2023-24シーズンの会計の締め日となる6月30日は、新たなデッドラインデー。プレミアリーグのPSR(収益性と持続可能性に関する規則)違反を回避するべく、赤字のクラブが奔走する売却ラッシュとなりました。最高額のディールは、アストン・ヴィラからユヴェントスに移籍したドゥグラス・ルイス。「BBC」は、4235万ポンド(5000万ユーロ)と報じています。

ただしこのディールは、昨季プレミアリーグで35試合9ゴール5アシストのセントラルMFを差し出す見返りとして、22歳のMFエンツォ・バレネチェアと、21歳のFWサミュエル・イリング・ジュニオールを譲り受けることになっています。実態は1対2のスワップですが、ヴィラとユーヴェの双方に会計上のメリットがあるため、形式的には別なディールです。

ヴィラの利益は、差し引きでは2100万ポンド。しかし2023-24シーズンの会計では、ブラジル代表MFの移籍金4235万ポンドから、残り2年の契約の減価償却費を引いた額が利益となります。片や2人の選手の購入費は、5年契約なら移籍金総額2135万ポンドの1/5にあたる427万ポンド。売却益と獲得費用の算出方法が違うため、別な取引とすると当期利益は大きくなるというわけです。

ドゥグラス・ルイスを手離す前に、21歳のMFイロエグブナムをエヴァートンに900万ポンドで売ったヴィラは、チェルシーからもオマリ・ケリーマンの移籍金1900万ポンドを受け取っています。これらをもって、PSRはクリアできたでしょう。チャンピオンズリーグに出場する新シーズンは売上の増加が見込めるので、ここからは本気の補強が始まるはずです。

チェルシーからデューズバリー=ホールがほしいといわれていたレスターは、勝ち点剥奪という厳しいペナルティのプレッシャーに負けてしまいました。希望額は4000万ポンド、しかし合意した額は3000万ポンド。チャンピオンシップで44試合12ゴール14アシストのレフティと同等の選手を獲りたいところですが、3000万では難しいでしょう。

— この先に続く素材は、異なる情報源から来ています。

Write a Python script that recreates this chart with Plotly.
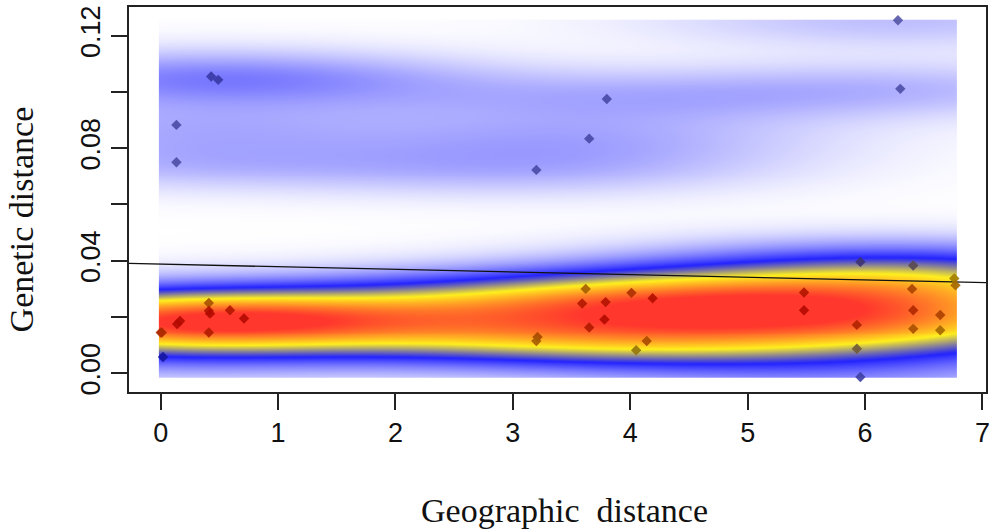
import numpy as np
import plotly.graph_objects as go

# Geographic distance (x) and genetic distance (y) of each pair
geo_dist = [0.00, 0.01, 0.02, 0.14, 0.165, 0.41, 0.41, 0.42, 0.59, 0.71, 0.41,
            3.62, 3.59, 3.79, 4.01, 4.19, 3.78, 3.65, 3.21, 3.20, 4.14, 4.05,
            5.96, 5.48, 5.48, 5.93, 5.93, 5.96,
            6.41, 6.40, 6.41, 6.41, 6.64, 6.64, 6.76, 6.77,
            0.43, 0.49, 0.134, 0.134, 3.80, 3.65, 3.20, 6.28, 6.30]
gen_dist = [0.0145, 0.0145, 0.0058, 0.0175, 0.0186, 0.0250, 0.0222, 0.0212, 0.0224, 0.0195, 0.0145,
            0.0300, 0.0248, 0.0253, 0.0286, 0.0267, 0.0191, 0.0163, 0.0129, 0.0115, 0.0115, 0.0082,
            0.0396, 0.0287, 0.0224, 0.0172, 0.0087, -0.0013,
            0.0383, 0.0300, 0.0224, 0.0158, 0.0207, 0.0153, 0.0337, 0.0313,
            0.1055, 0.1043, 0.0883, 0.0750, 0.0975, 0.0834, 0.0723, 0.1255, 0.1011]

# Regression line
line_intercept = 0.0388
line_slope = -0.00093

x_ticks = [0, 1, 2, 3, 4, 5, 6, 7]
y_tick_vals = [0.00, 0.02, 0.04, 0.06, 0.08, 0.10, 0.12]
y_tick_text = ["0.00", "", "0.04", "", "0.08", "", "0.12"]

X_RANGE = [-0.27, 7.03]
Y_RANGE = [-0.00665, 0.1302]

# ---- 2-D kernel density of the points (wide in x, narrow in y) ----
gx = np.array(geo_dist)
gy = np.array(gen_dist)
hx, hy = 1.5, 0.007
xs = np.linspace(gx.min(), gx.max(), 220)
ys = np.linspace(gy.min(), gy.max(), 360)
Wx = np.exp(-0.5 * ((xs[:, None] - gx[None, :]) / hx) ** 2)          # (nx, n)
Ky = np.exp(-0.5 * ((ys[:, None] - gy[None, :]) / hy) ** 2)          # (ny, n)
dens = Ky @ Wx.T                                                      # (ny, nx)
zmax = 0.92 * dens.max()

# density at each point
wpt = np.exp(-0.5 * ((gx[:, None] - gx[None, :]) / hx) ** 2)
kpt = np.exp(-0.5 * ((gy[:, None] - gy[None, :]) / hy) ** 2)
dens_pts = (kpt * wpt).sum(axis=1)

scale = [[0.0, "rgb(255,255,255)"], [0.38, "rgb(35,35,255)"],
         [0.66, "rgb(255,240,30)"], [1.0, "rgb(255,55,45)"]]
dark_scale = [[0.0, "rgb(110,110,170)"], [0.38, "rgb(20,20,160)"],
              [0.66, "rgb(160,125,0)"], [1.0, "rgb(180,10,0)"]]

fig = go.Figure()
fig.add_trace(go.Heatmap(x=xs, y=ys, z=dens, colorscale=scale, zmin=0, zmax=zmax,
                         showscale=False, zsmooth="best", hoverinfo="skip"))
fig.add_trace(go.Scatter(x=X_RANGE, y=[line_intercept + line_slope * v for v in X_RANGE],
                         mode="lines", line=dict(color="#111", width=1.3),
                         showlegend=False, hoverinfo="skip"))
fig.add_trace(go.Scatter(x=geo_dist, y=gen_dist, mode="markers",
                         marker=dict(symbol="diamond", size=8, color=dens_pts,
                                     colorscale=dark_scale, cmin=0, cmax=zmax,
                                     opacity=0.9, line=dict(width=0)),
                         showlegend=False))

axis_common = dict(showgrid=False, zeroline=False, showline=True, linecolor="#222",
                   linewidth=1.5, mirror=True, ticks="outside", ticklen=16,
                   tickwidth=1.5, tickcolor="#222", automargin=False,
                   tickfont=dict(family="Liberation Sans, Arial, sans-serif",
                                 size=27, color="#111"))
fig.update_xaxes(range=X_RANGE, tickvals=x_ticks, **axis_common)
fig.update_yaxes(range=Y_RANGE, tickvals=y_tick_vals, ticktext=y_tick_text,
                 tickangle=-90, **axis_common)

title_font = dict(family="Liberation Serif, Times New Roman, serif", size=34, color="#111")
fig.add_annotation(text="Geographic&nbsp;&nbsp;distance", xref="paper", yref="paper",
                   x=0.508, y=-0.307, xanchor="center", yanchor="middle",
                   showarrow=False, font=title_font)
fig.add_annotation(text="Genetic distance", xref="paper", yref="paper",
                   x=-0.125, y=0.448, xanchor="center", yanchor="middle",
                   textangle=-90, showarrow=False, font=title_font)

fig.update_layout(width=990, height=532, margin=dict(l=129, r=4, t=7, b=140),
                  plot_bgcolor="white", paper_bgcolor="white")
fig.write_html("out.html", config={"displayModeBar": False},
               post_script="document.body.style.margin='0';document.body.style.padding='0';")
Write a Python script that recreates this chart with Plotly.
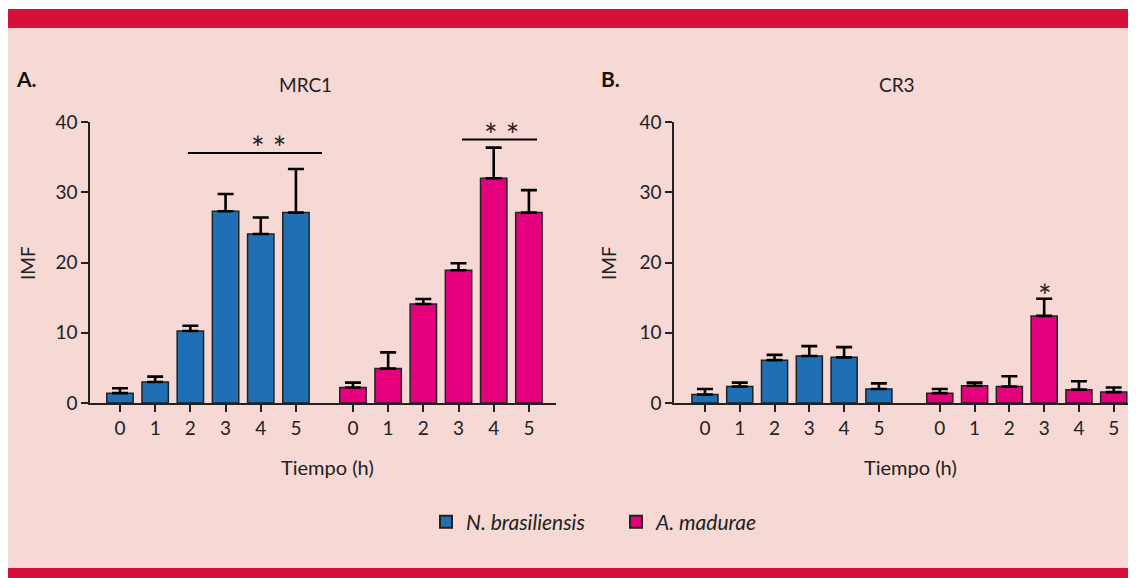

ブライトンにヤンクバ・ミンテを3300万ポンドで売ったニューカッスルは、ユース出身のエリオット・アンダーソンも出さなければ帳尻が合わないようです。ノッティンガム・フォレストと合意した移籍金は3000万ポンド。移籍金が全額利益になるホームグロウンを泣く泣く放出したクラブは、逆ルートでアンソニー・エランガかGKヴラコディモスを手に入れられるかもしれません。

これで終わりかと思いきや、ウェストハムがサイード・ベンラーマを1300万ポンドでリヨンに売却。SBのベン・ジョンソンも、イプスウィッチと話がついており、48時間以内に正式なアナウンスがあると報じられています。チェルシーが放出したハッチンソンの2000万ポンドは、イプスウィッチのクラブレコードです。

アカデミー時代からサポーターに愛されたホームグロウンの選手が、利益率が高いという理由で成長度外視の移籍に巻き込まれたり、双方の企みで高額移籍金となったスワップが生じたりする流れは、どこかで断ち切らないといけないでしょう。期待感たっぷりだった2人のヤングスターを失ったニューカッスルのサポーターは、どんな思いでクラブの動きを見ていたのか…。